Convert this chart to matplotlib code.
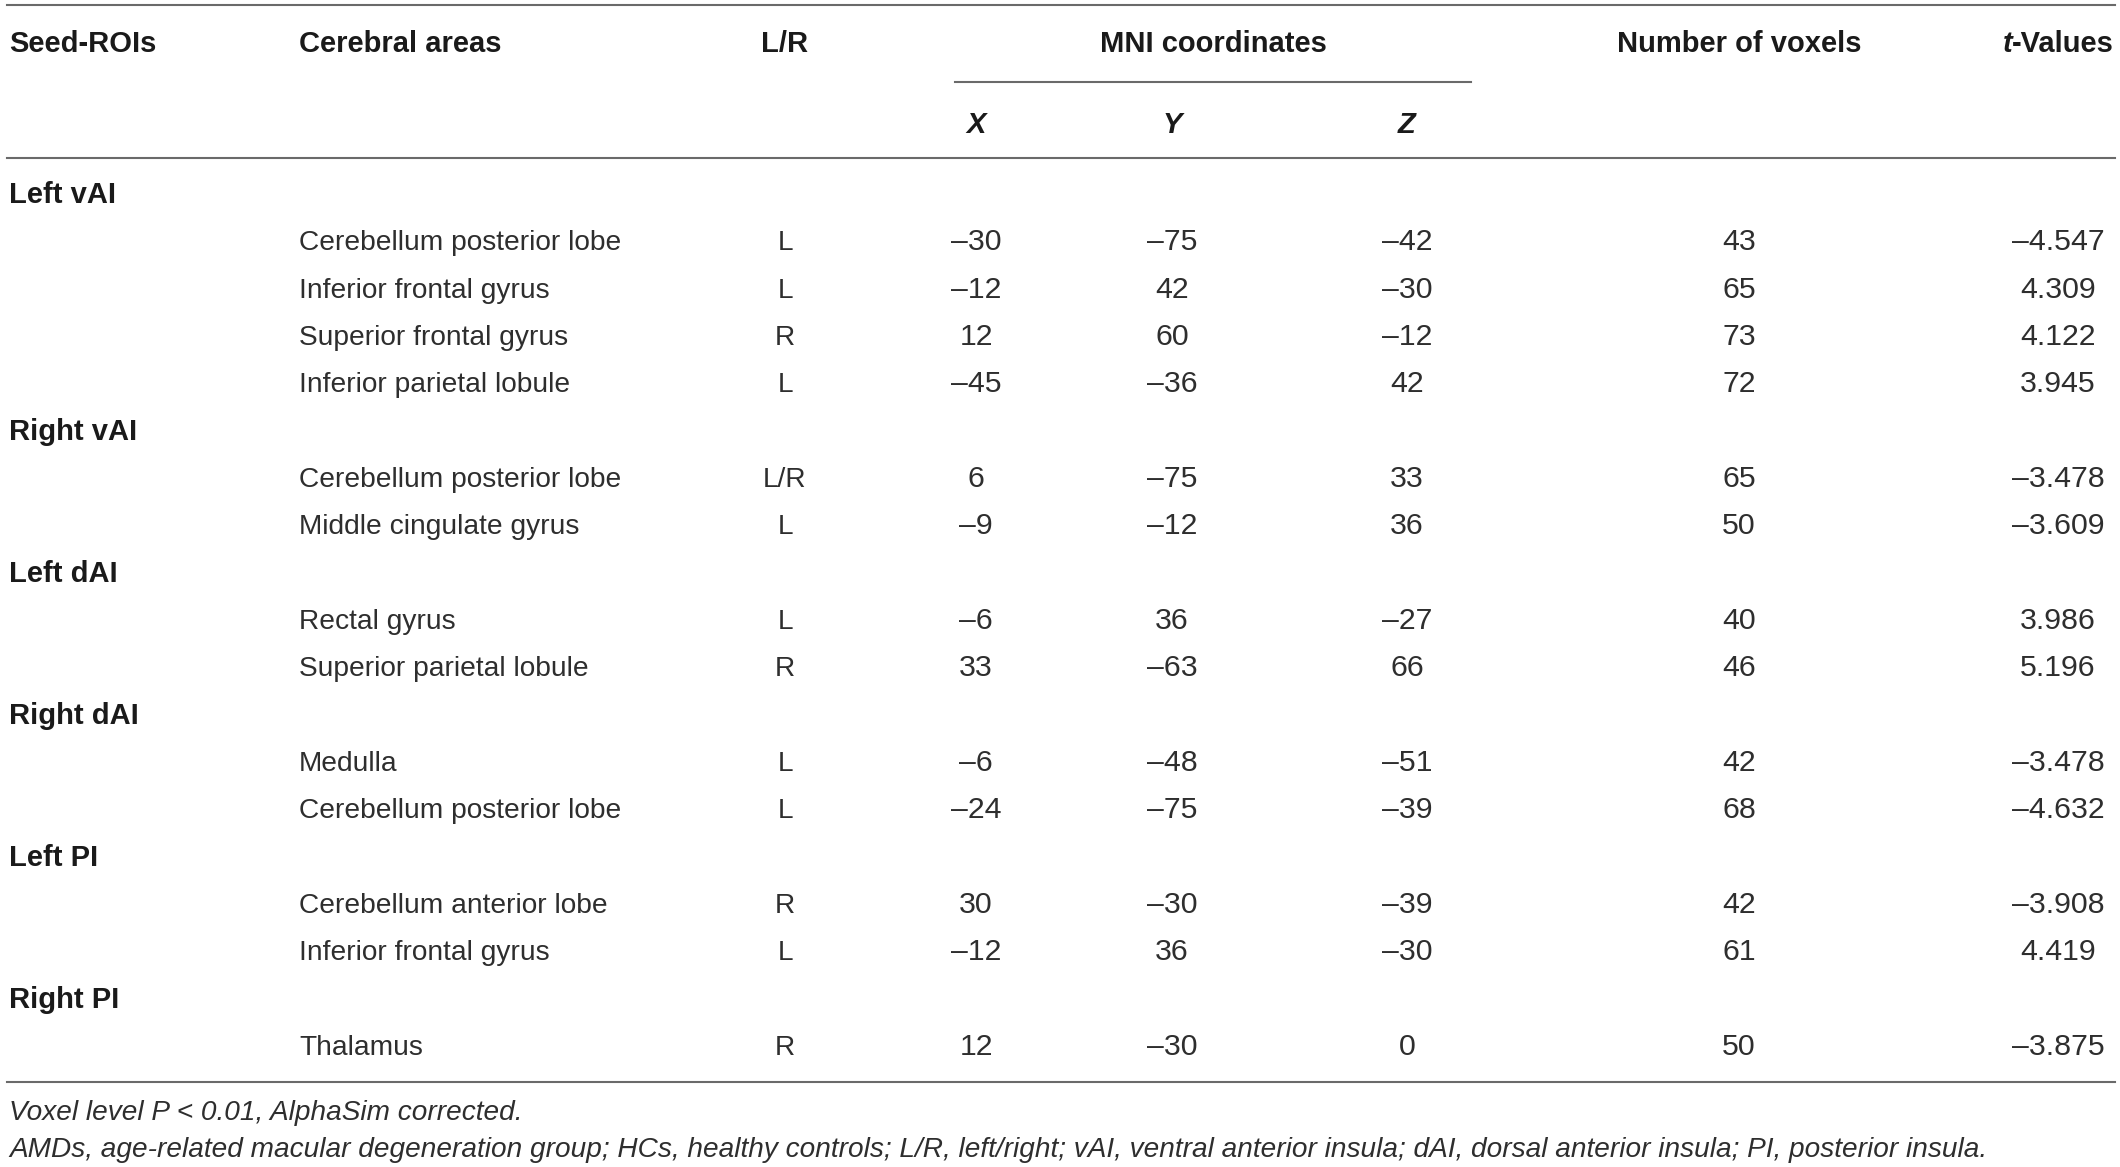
import matplotlib
matplotlib.use("Agg")
import matplotlib.pyplot as plt

# table content
seeds = ["Left vAI", "Right vAI", "Left dAI", "Right dAI", "Left PI", "Right PI"]
rows_per_seed = [4, 2, 2, 2, 2, 1]
areas = ["Cerebellum posterior lobe", "Inferior frontal gyrus",
         "Superior frontal gyrus", "Inferior parietal lobule",
         "Cerebellum posterior lobe", "Middle cingulate gyrus",
         "Rectal gyrus", "Superior parietal lobule",
         "Medulla", "Cerebellum posterior lobe",
         "Cerebellum anterior lobe", "Inferior frontal gyrus",
         "Thalamus"]
sides = ["L", "L", "R", "L", "L/R", "L", "L", "R", "L", "L", "R", "L", "R"]
mni_x = [-30, -12, 12, -45, 6, -9, -6, 33, -6, -24, 30, -12, 12]
mni_y = [-75, 42, 60, -36, -75, -12, 36, -63, -48, -75, -30, 36, -30]
mni_z = [-42, -30, -12, 42, 33, 36, -27, 66, -51, -39, -39, -30, 0]
voxels = [43, 65, 73, 72, 65, 50, 40, 46, 42, 68, 42, 61, 50]
t_values = [-4.547, 4.309, 4.122, 3.945, -3.478, -3.609, 3.986, 5.196,
            -3.478, -4.632, -3.908, 4.419, -3.875]
headers = ["Seed-ROIs", "Cerebral areas", "L/R", "MNI coordinates",
           "Number of voxels"]
coord_headers = ["X", "Y", "Z"]
footnotes = ["Voxel level P < 0.01, AlphaSim corrected.",
             "AMDs, age-related macular degeneration group; HCs, healthy "
             "controls; L/R, left/right; vAI, ventral anterior insula; dAI, "
             "dorsal anterior insula; PI, posterior insula."]

W, H = 2120, 1167
plt.rcParams['font.family'] = ['Liberation Sans', 'DejaVu Sans']
fig = plt.figure(figsize=(W / 100, H / 100), dpi=100)
ax = fig.add_axes([0, 0, 1, 1])
ax.set_xlim(0, W)
ax.set_ylim(H, 0)
ax.axis('off')

fs = 20.25      # body text
fs_num = 21.8   # numbers (reference digits run wide)
fs_head = 21
fs_note = 20.2
body = '#2e2e2e'
head = '#1a1a1a'
line_c = '#6a6a6a'
base = 10  # half cap height, px

col_seed, col_area, col_lr = 9, 299, 785
col_x, col_y, col_z = 976, 1172, 1407
col_vox, col_t = 1739, 2058


def fmt(v):
    return str(v).replace('-', '\u2013')


# rules
ax.plot([7, 2115], [5, 5], color=line_c, lw=1.5)
ax.plot([955, 1471], [82, 82], color=line_c, lw=1.5)
ax.plot([7, 2115], [158, 158], color=line_c, lw=1.5)
ax.plot([7, 2115], [1082, 1082], color=line_c, lw=1.5)

# header
hy = 42 + base
hk = dict(fontsize=fs_head, fontweight='bold', color=head, va='baseline')
ax.text(col_seed, hy, headers[0], **hk)
ax.text(col_area, hy, headers[1], **hk)
ax.text(col_lr, hy, headers[2], ha='center', **hk)
ax.text(1213, hy, headers[3], ha='center', **hk)
ax.text(col_vox, hy, headers[4], ha='center', **hk)
tv = ax.text(2114, hy, "-Values", ha='right', **hk)
ax.annotate("t", xy=(0, 0), xycoords=tv, fontsize=fs_head, fontweight='bold',
            fontstyle='italic', color=head, va='bottom', ha='right')
for cx, lab in zip([col_x, col_y, col_z], coord_headers):
    ax.text(cx, 123 + base, lab, fontstyle='italic', ha='center', **hk)

# body
y0, dy = 193, 47.33
k = 0
r = 0
nk = dict(fontsize=fs_num, color=body, va='baseline', ha='center')
for seed, n in zip(seeds, rows_per_seed):
    ax.text(col_seed, y0 + dy * k + base, seed, **hk)
    k += 1
    for _ in range(n):
        yy = y0 + dy * k + base
        ax.text(col_area, yy, areas[r], fontsize=fs, color=body, va='baseline')
        ax.text(col_lr, yy, sides[r], fontsize=fs, color=body, va='baseline', ha='center')
        ax.text(col_x, yy, fmt(mni_x[r]), **nk)
        ax.text(col_y, yy, fmt(mni_y[r]), **nk)
        ax.text(col_z, yy, fmt(mni_z[r]), **nk)
        ax.text(col_vox, yy, str(voxels[r]), **nk)
        ax.text(col_t, yy, fmt(f"{t_values[r]:.3f}"), **nk)
        k += 1
        r += 1

# footnotes
ax.text(col_seed, 1110 + base, footnotes[0], fontsize=fs_note, fontstyle='italic',
        color=body, va='baseline')
ax.text(col_seed, 1147 + base, footnotes[1], fontsize=fs_note, fontstyle='italic',
        color=body, va='baseline')

fig.savefig("out.png", dpi=100, facecolor='white')
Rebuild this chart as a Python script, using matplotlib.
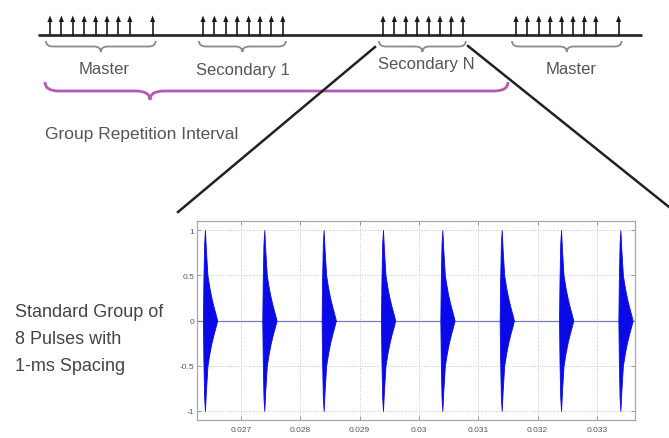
import numpy as np
import matplotlib
matplotlib.use("Agg")
import matplotlib.pyplot as plt
from matplotlib.path import Path
from matplotlib.patches import PathPatch, Polygon

plt.rcParams['font.family'] = ['Liberation Sans', 'DejaVu Sans']

# ---------------- data ----------------
pulse_starts = [0.02636, 0.02736, 0.02836, 0.02936, 0.03036, 0.03136, 0.03236, 0.03336]  # s
env_dt_us = [0, 8, 20, 34, 50, 76, 110, 143, 180, 205, 225, 240]
env_amp = [0.0, 0.45, 0.85, 1.0, 0.78, 0.5, 0.36, 0.25, 0.15, 0.09, 0.04, 0.0]

xticks = [0.027, 0.028, 0.029, 0.030, 0.031, 0.032, 0.033]
xtick_labels = ['0.027', '0.028', '0.029', '0.03', '0.031', '0.032', '0.033']
yticks = [-1, -0.5, 0, 0.5, 1]
ytick_labels = ['-1', '-0.5', '0', '0.5', '1']

group_labels = ['Master', 'Secondary 1', 'Secondary N', 'Master']
group_slots = [[0, 1, 2, 3, 4, 5, 6, 7, 9],
               [0, 1, 2, 3, 4, 5, 6, 7],
               [0, 1, 2, 3, 4, 5, 6, 7],
               [0, 1, 2, 3, 4, 5, 6, 7, 9]]
gri_label = 'Group Repetition Interval'
side_text = ['Standard Group of', '8 Pulses with', '1-ms Spacing']

# ---------------- layout ----------------
W, H = 669, 439
fig = plt.figure(figsize=(W / 100, H / 100), dpi=100)

ov = fig.add_axes([0, 0, 1, 1])
ov.set_xlim(0, W)
ov.set_ylim(H, 0)
ov.axis('off')

group_x0 = [50, 203, 383, 516]
slot_dx = 11.4
line_y = 36
label_pos = [(104, 70), (243, 70), (426, 65), (571, 69)]
text_col = '#555555'

# timeline
ov.plot([38, 642], [line_y, line_y], color='#2b2b2b', lw=2.0, solid_capstyle='butt')


def brace(ax, x0, x1, y0, h, r, xm=None, **kw):
    if xm is None:
        xm = (x0 + x1) / 2
    q = y0 + h * 0.5
    verts = [(x0, y0), (x0, q), (x0 + r, q),
             (xm - r, q),
             (xm, q), (xm, y0 + h),
             (xm, q), (xm + r, q),
             (x1 - r, q),
             (x1, q), (x1, y0)]
    codes = [Path.MOVETO, Path.CURVE3, Path.CURVE3,
             Path.LINETO,
             Path.CURVE3, Path.CURVE3,
             Path.CURVE3, Path.CURVE3,
             Path.LINETO,
             Path.CURVE3, Path.CURVE3]
    ax.add_patch(PathPatch(Path(verts, codes), fill=False, **kw))


for gi, (lab, slots) in enumerate(zip(group_labels, group_slots)):
    xs = [group_x0[gi] + s * slot_dx for s in slots]
    for x in xs:
        ov.plot([x, x], [line_y, 21], color='#1a1a1a', lw=1.2)
        ov.add_patch(Polygon([[x - 2.6, 23], [x + 2.6, 23], [x, 16.5]],
                             closed=True, color='#1a1a1a', lw=0))
    bx0, bx1 = xs[0] - 4, xs[-1] + 3
    brace(ov, bx0, bx1, 42, 11, 7, color='#8a8a8a', lw=1.3)
    lx, ly = label_pos[gi]
    ov.text(lx, ly, lab, ha='center', va='center', fontsize=12, color=text_col)

# group repetition interval brace
brace(ov, 45, 508, 83, 18, 14, xm=150, color='#b857b8', lw=2.0)
ov.text(45, 135, gri_label, ha='left', va='center', fontsize=12.5, color=text_col)

# zoom lines
ov.plot([375, 178], [48, 213], color='#222222', lw=1.8)
ov.plot([468, 669], [47, 208], color='#222222', lw=1.8)

# side text
for i, t in enumerate(side_text):
    ov.text(15, 313 + 27 * i, t, ha='left', va='center', fontsize=13, color='#444444')

# ---------------- waveform axes ----------------
ax = fig.add_axes([197 / W, 1 - 421 / H, (635 - 197) / W, (421 - 222) / H])
ax.set_xlim(0.02626, 0.03364)
ax.set_ylim(-1.1, 1.1)

ax.axhline(0, color='#7a7ab8', lw=0.9, zorder=2)
dt = np.array(env_dt_us) * 1e-6
env = np.array(env_amp)
for t0 in pulse_starts:
    ax.fill_between(t0 + dt, -env, env, color='#0a0ae6', lw=0.6, edgecolor='#0a0ae6', zorder=3)

ax.set_xticks(xticks)
ax.set_xticklabels(xtick_labels)
ax.set_yticks(yticks)
ax.set_yticklabels(ytick_labels)
ax.grid(True, linestyle=':', color='#c4c4c4', lw=0.7)
ax.tick_params(direction='in', length=3, width=0.6, colors='#888888', labelcolor='#555555',
               labelsize=6, top=True, right=True, pad=4)
ax.tick_params(axis='y', pad=2)
for s in ax.spines.values():
    s.set_color('#a8a8a8')
    s.set_linewidth(0.9)

fig.savefig('out.png', dpi=100)
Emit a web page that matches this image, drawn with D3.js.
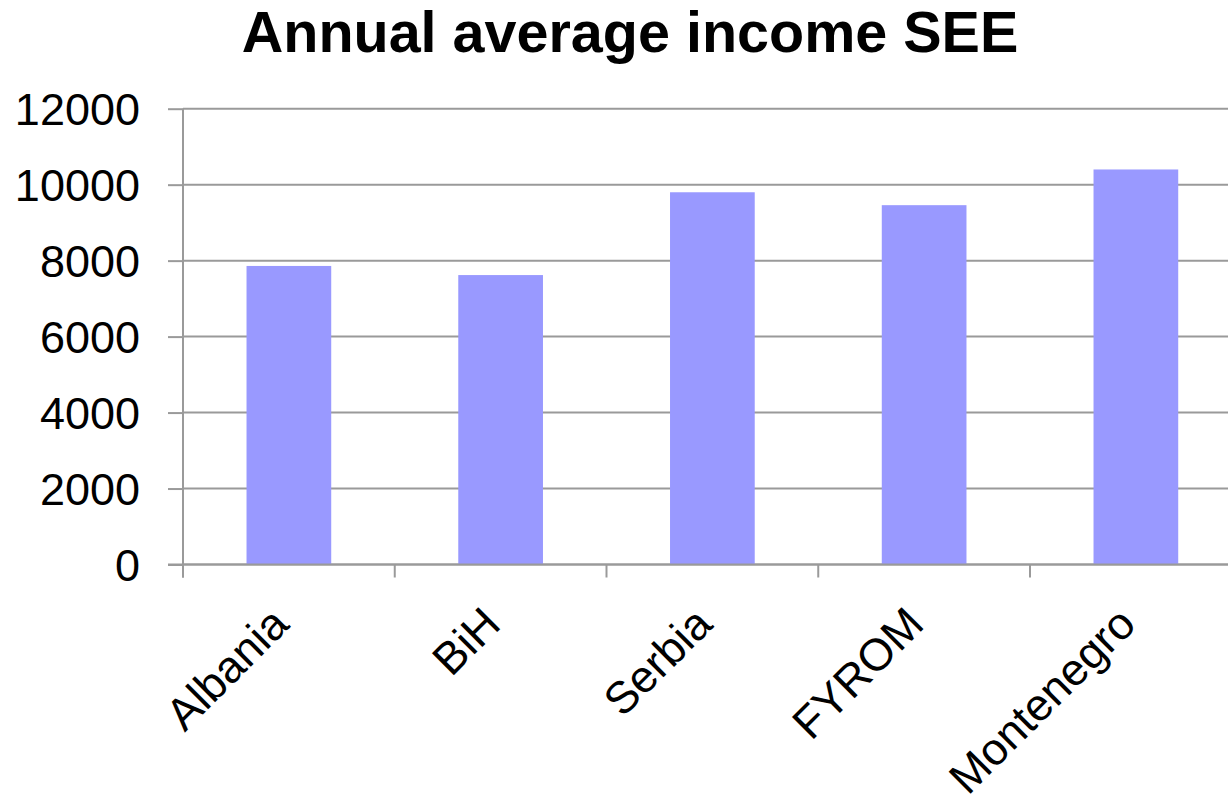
<!DOCTYPE html>
<html>
<head>
<meta charset="utf-8">
<script src="https://cdn.jsdelivr.net/npm/d3@7"></script>
<style>
  html, body { margin: 0; padding: 0; background: #fff; }
  svg { display: block; font-family: "Liberation Sans", Arial, sans-serif; }
</style>
</head>
<body>
<svg id="chart" width="1228" height="804"></svg>
<script>
// Annual average income by country, South-East Europe
const countries = ["Albania", "BiH", "Serbia", "FYROM", "Montenegro"];
const income = [7860, 7620, 9800, 9460, 10400];
const yTicks = [0, 2000, 4000, 6000, 8000, 10000, 12000];
const title = "Annual average income SEE";

const svg = d3.select("#chart");
const plotLeft = 183, plotTop = 108.7, plotBottom = 564.5;
const bandWidth = 211.75;
const plotRight = plotLeft + bandWidth * countries.length;

const x = d3.scaleBand().domain(countries).range([plotLeft, plotRight]).paddingInner(0.6).paddingOuter(0.3);
const y = d3.scaleLinear().domain([0, 12000]).range([plotBottom, plotTop]);

const gridColor = "#9a9a9a";

// horizontal gridlines
svg.append("g")
  .selectAll("line")
  .data(yTicks)
  .join("line")
  .attr("x1", plotLeft).attr("x2", 1228)
  .attr("y1", d => y(d)).attr("y2", d => y(d))
  .attr("stroke", gridColor).attr("stroke-width", 2);

// bars
svg.append("g")
  .selectAll("rect")
  .data(countries)
  .join("rect")
  .attr("x", d => x(d))
  .attr("width", x.bandwidth())
  .attr("y", (d, i) => y(income[i]))
  .attr("height", (d, i) => y(0) - y(income[i]))
  .attr("fill", "#9999ff");

// y axis
const yAxis = d3.axisLeft(y).tickValues(yTicks).tickSize(15).tickPadding(28).tickFormat(d3.format("d"));
const gy = svg.append("g").attr("transform", `translate(${plotLeft},0)`).call(yAxis);
gy.select(".domain").attr("stroke", gridColor).attr("stroke-width", 2).attr("d", `M0,${plotTop}V${plotBottom + 13}`);
gy.selectAll(".tick line").attr("stroke", gridColor).attr("stroke-width", 2);
gy.selectAll(".tick text").attr("font-size", 45).attr("fill", "#000")
  .attr("font-family", "'Liberation Sans', Arial, sans-serif").attr("dy", "0.36em");

// x axis: category boundary ticks
const boundaries = d3.range(countries.length + 1).map(i => plotLeft + i * bandWidth);
const gx = svg.append("g");
gx.append("line").attr("x1", plotLeft - 15).attr("x2", 1228).attr("y1", plotBottom).attr("y2", plotBottom)
  .attr("stroke", gridColor).attr("stroke-width", 2);
gx.selectAll("line.tick")
  .data(boundaries)
  .join("line")
  .attr("class", "tick")
  .attr("x1", d => d).attr("x2", d => d)
  .attr("y1", plotBottom).attr("y2", plotBottom + 13)
  .attr("stroke", gridColor).attr("stroke-width", 2);

// rotated category labels
gx.selectAll("text")
  .data(countries)
  .join("text")
  .attr("transform", d => `translate(${x(d) + x.bandwidth() / 2 + 2},${plotBottom + 62}) rotate(-45)`)
  .attr("text-anchor", "end")
  .attr("font-size", 45)
  .attr("fill", "#000")
  .text(d => d);

// title
svg.append("text")
  .attr("x", 630).attr("y", 52)
  .attr("text-anchor", "middle")
  .attr("font-size", 57.5)
  .attr("font-weight", "bold")
  .attr("fill", "#000")
  .text(title);
</script>
</body>
</html>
=======
» **TO BE DONE**
Write out exactly the lines from the one that has "Rebuild this chart" down to the one that has "ax.add_patch(PathPatch(Path(verts, codes), fill=False, **kw))", including both. Pictures stay out of the copy.

» **FINISHED ANSWER**
Rebuild this chart as a Python script, using matplotlib.
import numpy as np
import matplotlib
matplotlib.use("Agg")
import matplotlib.pyplot as plt
from matplotlib.path import Path
from matplotlib.patches import PathPatch, Polygon

plt.rcParams['font.family'] = ['Liberation Sans', 'DejaVu Sans']

# ---------------- data ----------------
pulse_starts = [0.02636, 0.02736, 0.02836, 0.02936, 0.03036, 0.03136, 0.03236, 0.03336]  # s
env_dt_us = [0, 8, 20, 34, 50, 76, 110, 143, 180, 205, 225, 240]
env_amp = [0.0, 0.45, 0.85, 1.0, 0.78, 0.5, 0.36, 0.25, 0.15, 0.09, 0.04, 0.0]

xticks = [0.027, 0.028, 0.029, 0.030, 0.031, 0.032, 0.033]
xtick_labels = ['0.027', '0.028', '0.029', '0.03', '0.031', '0.032', '0.033']
yticks = [-1, -0.5, 0, 0.5, 1]
ytick_labels = ['-1', '-0.5', '0', '0.5', '1']

group_labels = ['Master', 'Secondary 1', 'Secondary N', 'Master']
group_slots = [[0, 1, 2, 3, 4, 5, 6, 7, 9],
               [0, 1, 2, 3, 4, 5, 6, 7],
               [0, 1, 2, 3, 4, 5, 6, 7],
               [0, 1, 2, 3, 4, 5, 6, 7, 9]]
gri_label = 'Group Repetition Interval'
side_text = ['Standard Group of', '8 Pulses with', '1-ms Spacing']

# ---------------- layout ----------------
W, H = 669, 439
fig = plt.figure(figsize=(W / 100, H / 100), dpi=100)

ov = fig.add_axes([0, 0, 1, 1])
ov.set_xlim(0, W)
ov.set_ylim(H, 0)
ov.axis('off')

group_x0 = [50, 203, 383, 516]
slot_dx = 11.4
line_y = 36
label_pos = [(104, 70), (243, 70), (426, 65), (571, 69)]
text_col = '#555555'

# timeline
ov.plot([38, 642], [line_y, line_y], color='#2b2b2b', lw=2.0, solid_capstyle='butt')


def brace(ax, x0, x1, y0, h, r, xm=None, **kw):
    if xm is None:
        xm = (x0 + x1) / 2
    q = y0 + h * 0.5
    verts = [(x0, y0), (x0, q), (x0 + r, q),
             (xm - r, q),
             (xm, q), (xm, y0 + h),
             (xm, q), (xm + r, q),
             (x1 - r, q),
             (x1, q), (x1, y0)]
    codes = [Path.MOVETO, Path.CURVE3, Path.CURVE3,
             Path.LINETO,
             Path.CURVE3, Path.CURVE3,
             Path.CURVE3, Path.CURVE3,
             Path.LINETO,
             Path.CURVE3, Path.CURVE3]
    ax.add_patch(PathPatch(Path(verts, codes), fill=False, **kw))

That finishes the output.